Output every line of the material exactly, omitting images.

#####

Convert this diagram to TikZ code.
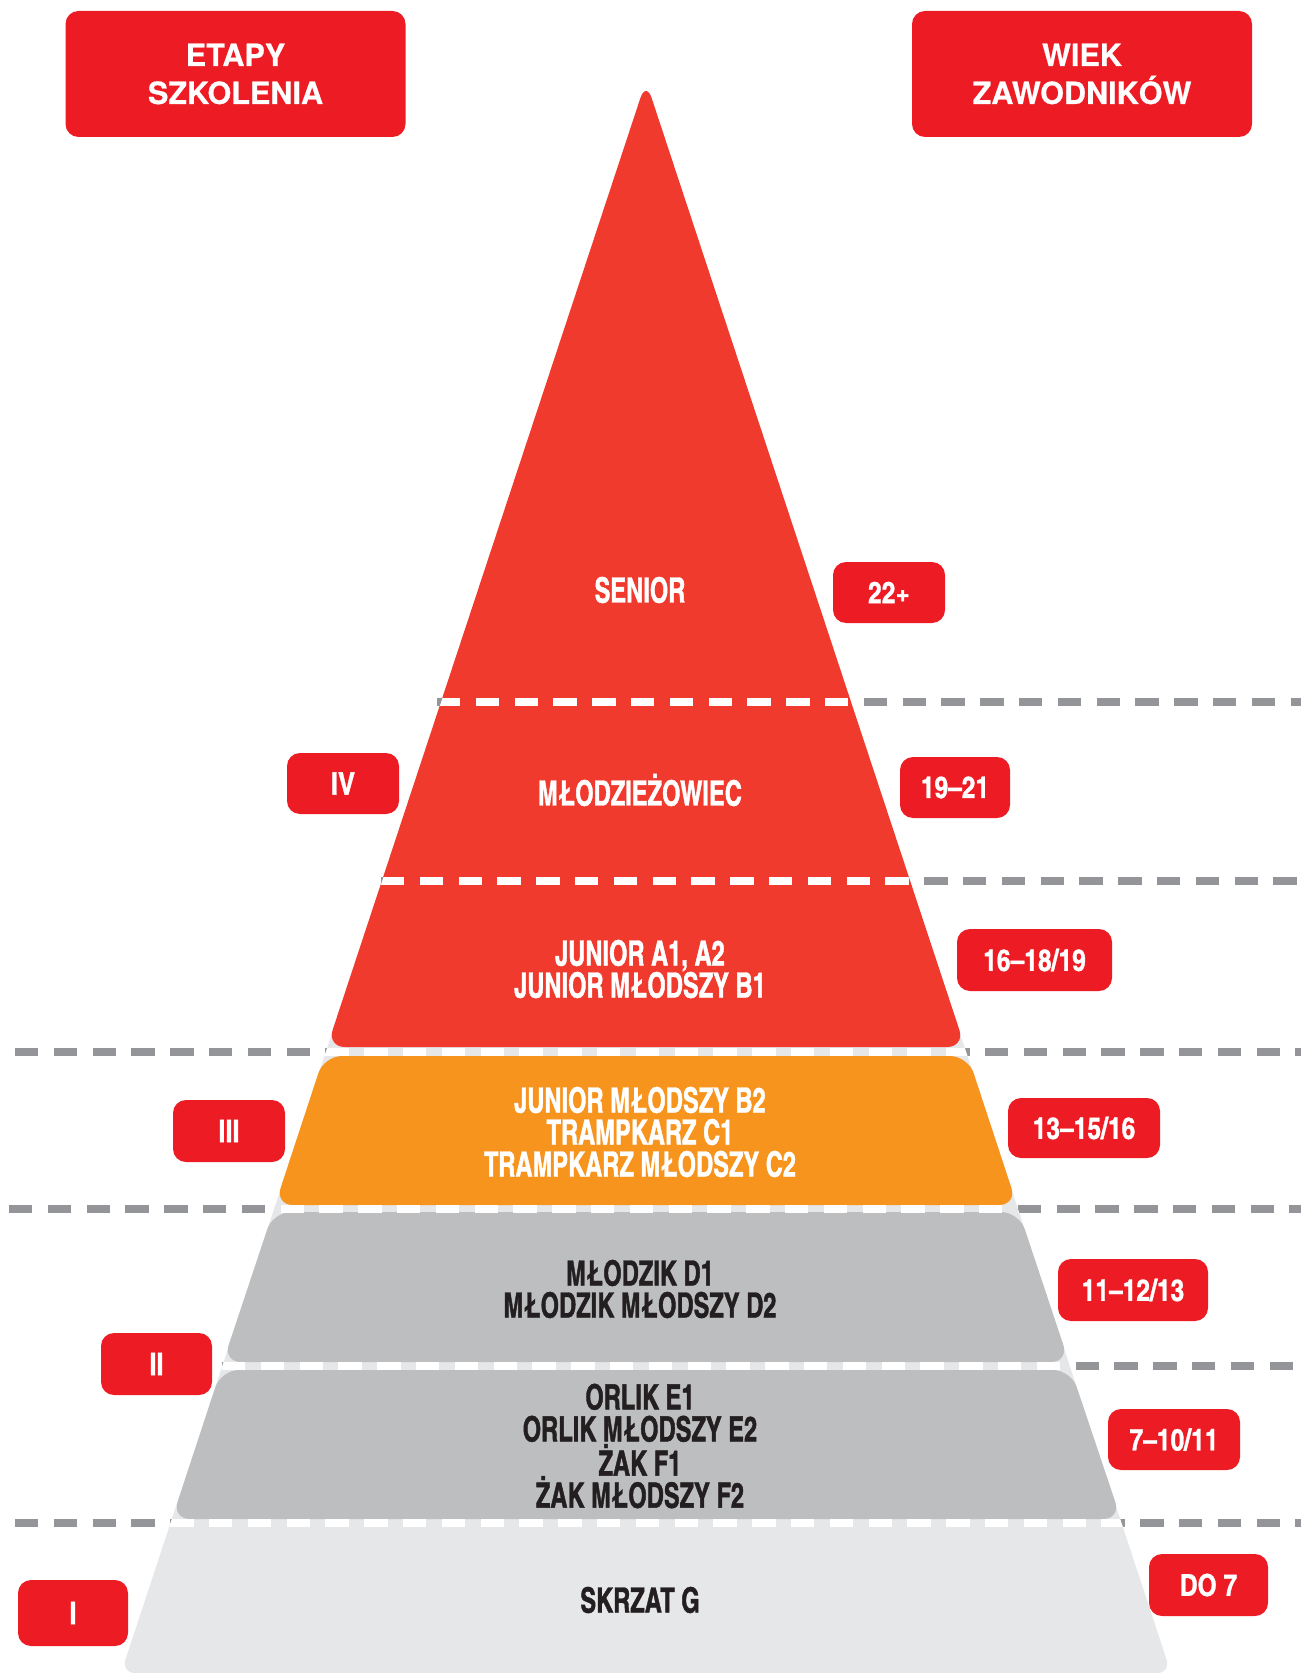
\documentclass[tikz,border=0pt]{standalone}
\usepackage{fontspec}
\newfontfamily\cnfont{texgyreheroscn-bold.otf}[FakeStretch=0.83, FakeBold=1.2]
\newfontfamily\numfont{texgyreheroscn-bold.otf}[FakeBold=1]
\newfontfamily\hdfont{texgyreheros-bold.otf}[FakeBold=0.6]
\definecolor{pyrred}{HTML}{EF3A2D}
\definecolor{badgered}{HTML}{ED1C24}
\definecolor{pyrorange}{HTML}{F7941D}
\definecolor{pyrgray}{HTML}{BCBEC0}
\definecolor{pyrlight}{HTML}{E6E7E8}
\definecolor{dashgray}{HTML}{939598}
\definecolor{darktext}{HTML}{231F20}
\tikzset{
  level line/.style={line width=4pt, dash pattern=on 11.65pt off 7.75pt},
  badge/.style={fill=badgered, rounded corners=6.5pt, text=white, inner sep=0pt,
    font=\numfont\fontsize{15}{15}\selectfont},
  head/.style={badge, font=\hdfont\fontsize{15.3}{19}\selectfont, align=center,
    minimum width=170pt, minimum height=63pt}
}
\begin{document}
\begin{tikzpicture}[x=0.5pt, y=-0.5pt,
  lbl/.style={align=center, text=white, inner sep=0pt, font=\cnfont\fontsize{17.4}{16}\selectfont},
  dark/.style={lbl, text=darktext}]
\useasboundingbox (0,0) rectangle (1306,1673);

% pyramid
\fill[pyrlight, rounded corners=7pt] (646,1673) -- (121,1673) -- (376,900) -- (916,900) -- (1171,1673) -- cycle;
\fill[pyrgray, rounded corners=9pt] (646,1519) -- (172,1519) -- (221,1370) -- (1071,1370) -- (1121,1519) -- cycle;
\fill[pyrgray, rounded corners=9pt] (646,1362) -- (223,1362) -- (273,1212) -- (1019,1212) -- (1069,1362) -- cycle;
\fill[pyrorange, rounded corners=9pt] (646,1205) -- (275,1205) -- (324,1056) -- (968,1056) -- (1017,1205) -- cycle;
\fill[pyrred, rounded corners=9pt] (646,1047) -- (327,1047) -- (646,81) -- (965,1047) -- cycle;

% level lines
\draw[level line, dashgray] (437,702) -- (1301,702);
\draw[level line, dashgray] (381,881) -- (1301,881);
\draw[level line, dashgray] (15,1052) -- (1301,1052);
\draw[level line, dashgray] (9,1209) -- (1301,1209);
\draw[level line, dashgray] (222,1366) -- (1301,1366);
\draw[level line, dashgray] (15,1523) -- (1301,1523);
\begin{scope}
  \clip (646,81) -- (1171,1673) -- (121,1673) -- cycle;
  \draw[level line, white] (437,702) -- (1301,702);
  \draw[level line, white] (381,881) -- (1301,881);
  \draw[level line, white] (15,1052) -- (1301,1052);
  \draw[level line, white] (9,1209) -- (1301,1209);
  \draw[level line, white] (222,1366) -- (1301,1366);
  \draw[level line, white] (15,1523) -- (1301,1523);
\end{scope}

% names
\node[lbl] (senior) at (640,590) {SENIOR};
\node[lbl] (mlodz) at (640,790) {MŁODZIEŻOWIEC};
\node[lbl] (junior) at (640,969) {JUNIOR A1, A2\\JUNIOR MŁODSZY B1};
\node[lbl] (tramp) at (640,1132) {JUNIOR MŁODSZY B2\\TRAMPKARZ C1\\TRAMPKARZ MŁODSZY C2};
\node[dark] (mlodzik) at (640,1289) {MŁODZIK D1\\MŁODZIK MŁODSZY D2};
\node[dark] (orlik) at (640,1446) {ORLIK E1\\ORLIK MŁODSZY E2\\ŻAK F1\\ŻAK MŁODSZY F2};
\node[dark] (skrzat) at (640,1600) {SKRZAT G};

% headers
\node[head] (etapy) at (235.5,74) {ETAPY\\SZKOLENIA};
\node[head] (wiek) at (1082,74) {WIEK\\ZAWODNIKÓW};

% stages
\node[badge, minimum width=56pt, minimum height=30.5pt, font=\numfont\fontsize{15.5}{15.5}\selectfont] (st4) at (343,783.5) {IV};
\node[badge, minimum width=56pt, minimum height=31pt, font=\numfont\fontsize{15.5}{15.5}\selectfont] (st3) at (229,1131) {III};
\node[badge, minimum width=55.5pt, minimum height=31pt, font=\numfont\fontsize{15.5}{15.5}\selectfont] (st2) at (156.5,1364) {II};
\node[badge, minimum width=55pt, minimum height=33pt, font=\numfont\fontsize{15.5}{15.5}\selectfont] (st1) at (73,1613) {I};

% ages
\node[badge, minimum width=56pt, minimum height=30.5pt] (age22) at (889,592.5) {22+};
\node[badge, minimum width=55pt, minimum height=30.5pt] (age19) at (955,787.5) {19–21};
\node[badge, minimum width=77.5pt, minimum height=31pt] (age16) at (1034.5,960) {16–18/19};
\node[badge, minimum width=76pt, minimum height=30pt] (age13) at (1084,1128) {13–15/16};
\node[badge, minimum width=75pt, minimum height=31pt] (age11) at (1133,1290) {11–12/13};
\node[badge, minimum width=66pt, minimum height=30.5pt] (age7) at (1174,1439.5) {7–10/11};
\node[badge, minimum width=59.5pt, minimum height=31pt] (age0) at (1208.5,1585) {DO 7};
\end{tikzpicture}
\end{document}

#####

Correct response:
Convert this diagram to TikZ code.
\documentclass[tikz,border=0pt]{standalone}
\usepackage{fontspec}
\newfontfamily\cnfont{texgyreheroscn-bold.otf}[FakeStretch=0.83, FakeBold=1.2]
\newfontfamily\numfont{texgyreheroscn-bold.otf}[FakeBold=1]
\newfontfamily\hdfont{texgyreheros-bold.otf}[FakeBold=0.6]
\definecolor{pyrred}{HTML}{EF3A2D}
\definecolor{badgered}{HTML}{ED1C24}
\definecolor{pyrorange}{HTML}{F7941D}
\definecolor{pyrgray}{HTML}{BCBEC0}
\definecolor{pyrlight}{HTML}{E6E7E8}
\definecolor{dashgray}{HTML}{939598}
\definecolor{darktext}{HTML}{231F20}
\tikzset{
  level line/.style={line width=4pt, dash pattern=on 11.65pt off 7.75pt},
  badge/.style={fill=badgered, rounded corners=6.5pt, text=white, inner sep=0pt,
    font=\numfont\fontsize{15}{15}\selectfont},
  head/.style={badge, font=\hdfont\fontsize{15.3}{19}\selectfont, align=center,
    minimum width=170pt, minimum height=63pt}
}
\begin{document}
\begin{tikzpicture}[x=0.5pt, y=-0.5pt,
  lbl/.style={align=center, text=white, inner sep=0pt, font=\cnfont\fontsize{17.4}{16}\selectfont},
  dark/.style={lbl, text=darktext}]
\useasboundingbox (0,0) rectangle (1306,1673);

% pyramid
\fill[pyrlight, rounded corners=7pt] (646,1673) -- (121,1673) -- (376,900) -- (916,900) -- (1171,1673) -- cycle;
\fill[pyrgray, rounded corners=9pt] (646,1519) -- (172,1519) -- (221,1370) -- (1071,1370) -- (1121,1519) -- cycle;
\fill[pyrgray, rounded corners=9pt] (646,1362) -- (223,1362) -- (273,1212) -- (1019,1212) -- (1069,1362) -- cycle;
\fill[pyrorange, rounded corners=9pt] (646,1205) -- (275,1205) -- (324,1056) -- (968,1056) -- (1017,1205) -- cycle;
\fill[pyrred, rounded corners=9pt] (646,1047) -- (327,1047) -- (646,81) -- (965,1047) -- cycle;

% level lines
\draw[level line, dashgray] (437,702) -- (1301,702);
\draw[level line, dashgray] (381,881) -- (1301,881);
\draw[level line, dashgray] (15,1052) -- (1301,1052);
\draw[level line, dashgray] (9,1209) -- (1301,1209);
\draw[level line, dashgray] (222,1366) -- (1301,1366);
\draw[level line, dashgray] (15,1523) -- (1301,1523);
\begin{scope}
  \clip (646,81) -- (1171,1673) -- (121,1673) -- cycle;
  \draw[level line, white] (437,702) -- (1301,702);
  \draw[level line, white] (381,881) -- (1301,881);
  \draw[level line, white] (15,1052) -- (1301,1052);
  \draw[level line, white] (9,1209) -- (1301,1209);
  \draw[level line, white] (222,1366) -- (1301,1366);
  \draw[level line, white] (15,1523) -- (1301,1523);
\end{scope}

% names
\node[lbl] (senior) at (640,590) {SENIOR};
\node[lbl] (mlodz) at (640,790) {MŁODZIEŻOWIEC};
\node[lbl] (junior) at (640,969) {JUNIOR A1, A2\\JUNIOR MŁODSZY B1};
\node[lbl] (tramp) at (640,1132) {JUNIOR MŁODSZY B2\\TRAMPKARZ C1\\TRAMPKARZ MŁODSZY C2};
\node[dark] (mlodzik) at (640,1289) {MŁODZIK D1\\MŁODZIK MŁODSZY D2};
\node[dark] (orlik) at (640,1446) {ORLIK E1\\ORLIK MŁODSZY E2\\ŻAK F1\\ŻAK MŁODSZY F2};
\node[dark] (skrzat) at (640,1600) {SKRZAT G};

% headers
\node[head] (etapy) at (235.5,74) {ETAPY\\SZKOLENIA};
\node[head] (wiek) at (1082,74) {WIEK\\ZAWODNIKÓW};

% stages
\node[badge, minimum width=56pt, minimum height=30.5pt, font=\numfont\fontsize{15.5}{15.5}\selectfont] (st4) at (343,783.5) {IV};
\node[badge, minimum width=56pt, minimum height=31pt, font=\numfont\fontsize{15.5}{15.5}\selectfont] (st3) at (229,1131) {III};
\node[badge, minimum width=55.5pt, minimum height=31pt, font=\numfont\fontsize{15.5}{15.5}\selectfont] (st2) at (156.5,1364) {II};
\node[badge, minimum width=55pt, minimum height=33pt, font=\numfont\fontsize{15.5}{15.5}\selectfont] (st1) at (73,1613) {I};

% ages
\node[badge, minimum width=56pt, minimum height=30.5pt] (age22) at (889,592.5) {22+};
\node[badge, minimum width=55pt, minimum height=30.5pt] (age19) at (955,787.5) {19–21};
\node[badge, minimum width=77.5pt, minimum height=31pt] (age16) at (1034.5,960) {16–18/19};
\node[badge, minimum width=76pt, minimum height=30pt] (age13) at (1084,1128) {13–15/16};
\node[badge, minimum width=75pt, minimum height=31pt] (age11) at (1133,1290) {11–12/13};
\node[badge, minimum width=66pt, minimum height=30.5pt] (age7) at (1174,1439.5) {7–10/11};
\node[badge, minimum width=59.5pt, minimum height=31pt] (age0) at (1208.5,1585) {DO 7};
\end{tikzpicture}
\end{document}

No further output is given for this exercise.